On 26/02/2020 09:35, Stewart Bryant wrote:
On 20 Feb 2020, at 02:18, John C Klensin <john-ietf@xxxxxxx> wrote:
We do need Governments to ban the selling of new IPv4-only
domestic devices (CPE routers, TV's, game boxes, etc.).
We have been there and seen that or variations on it tried. In
some alternate reality, the last attempts were so successful
that TCP/IP and all other competing solutions died out, leaving
the world running entirely on an updated version of the OSI
stack (either connectionless or connection mode) today. In the
reality in which we (or most of us) actually live, government
attempts to advance networking by requiring some technologies
and banning others mostly lead to technological paralysis and
increased costs for all concerned.
Although ISO 8473 would have been a better platform than the IPv6 as we eventually settled on.
- It could support multiple address types, of variable length, which SR is teaching us that we need.
- It had a better checksum than that available in the transport layer, and would have meant that we could have avoided compulsory UDP c/s
- The protocol suite supported connection oriented which MPLS taught us that we needed.
Before my time, but was IPv4 designed before or after the Internet was released from the government to the public?
Way before, if I understand your question aright.

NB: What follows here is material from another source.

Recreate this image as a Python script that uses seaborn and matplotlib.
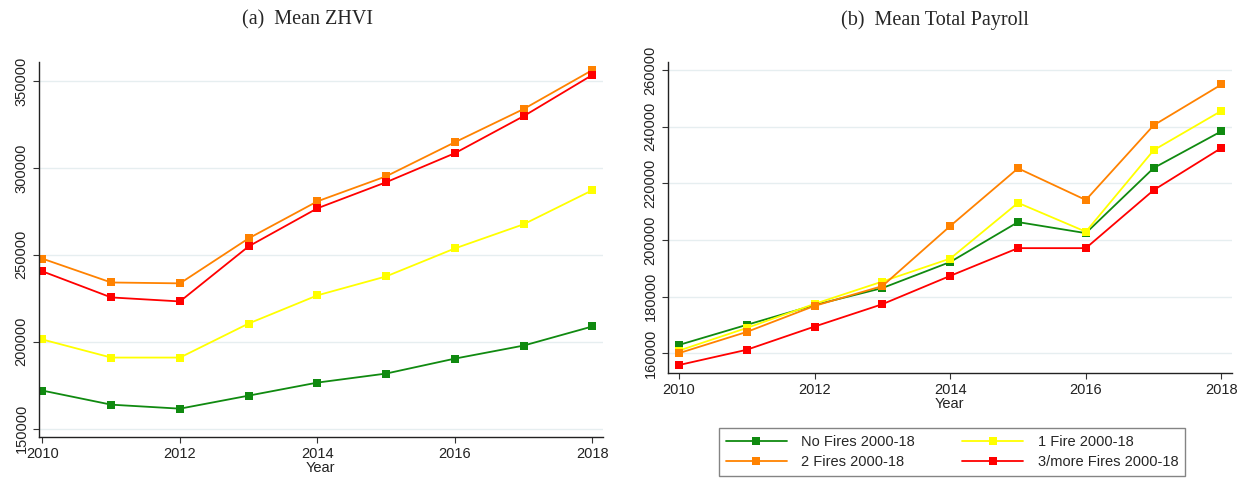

I see the start of the public internet as April, 1995, when commercial
activity, over and above applying for NSF grants, was permitted. This
enabled ISPs as we now know them.
IPv4? I date to RFC791, September 1981 although much of the technology
was fixed before then.
Tom Petch
Much of the success of the mobile phone industry arrises through standardisation, and if you read Stephen Temple’s book you understand the influence that the regulator (using spectrum availability as a leaver) had on forcing harmonisation.
So maybe governments do not always get it wrong.